An important remark to make regarding the results is the inconstancy on how the evaluation measures behave. In our study, we observe that when the SSIM score improves the inception scores decrease. Similar behavior has been observed also in [12], where the authors reported the opposite phenomena. We believe that this is still a challenging open problem on how to benchmark properly over GANs performance, we refer the reader to the work presented in [34] for more in-depth study.

Qualitatively, Fig. 4 shows the generated images from the Reconstruction stage and the final results w/o mask. Results from Reconstruction stage (second column on both datasets) reconstruct the target image based on appearance and the target pose but high-level details are absent. Refinement stage adds details by a hallucination of some missing human parts from the input (e.g., faces). We notice some artifacts that are present in the final results produced by the GAN generator, which affect the general scores. Figure 5 compares our method against other state-of-the-art, our improved loss VDG\(_w\) can generate images with a clear distinction between the body and the arms compared to the VDG model (see the fourth row). We also note that the \(\mathcal {L}_1\) term in the proposed loss helps to remove some of the visible artifacts due to the residual term in the adversarial process (\(2^{nd}\) and \(5^{th}\) row). We observe that PG\(^2\) can not preserve well the color as can be seen from the third and seventh row.

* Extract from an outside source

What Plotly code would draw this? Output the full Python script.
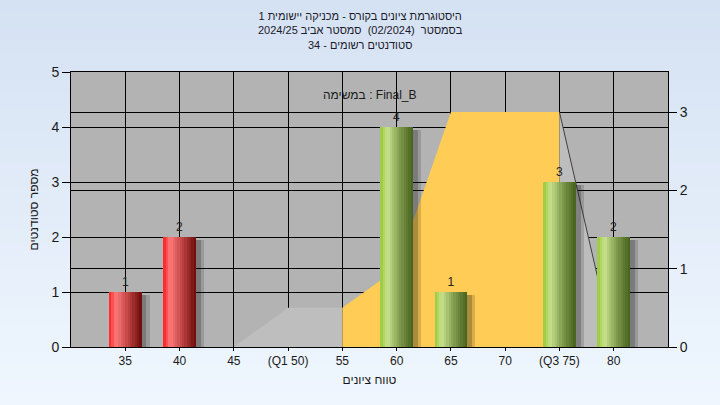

Quality Assessment: In general, the generator is able to reconstruct the full body limbs. Figure 6 shows some results of our model with regards to the factors defined in Sect. 1: quality, scale, occlusion, and complexity. Interestingly, when some parts of the body are missing in the input but needed in the output our generator can hallucinate about the face and the full arm with the appropriate pants colors even with partial initial information (\(3^{rd}\) row right part). The model can handle well the scale difference (\(1^{st}\) and \(2^{nd}\) rows). On the other hand, the model produces crippled outputs on challenging cases like occlusion and the quality of the images. Also, the high variation between the input and the target background affects the produced samples.

Fig. 6.
figure 6

Results of our model on challenging cases. (Color figure online)

6 Conclusions

We presented a two-stage deep encoder-decoder network for pose guided human image generation. We proposed a disentangled generator that explicitly separates the source image and the target pose into different branches. We further introduced mask-SSIM as a reconstruction loss function during the adversarial training, which facilitates the generator to focus on perceptually appealing outputs. The proposed model has shown competitive performance compared to the state of the art.

We observed that the background should be taken into account as it affects the quality of the generated view. Moreover, further improvements could be achieved by using sub-modules, each focusing on a specific part [5, 12, 35].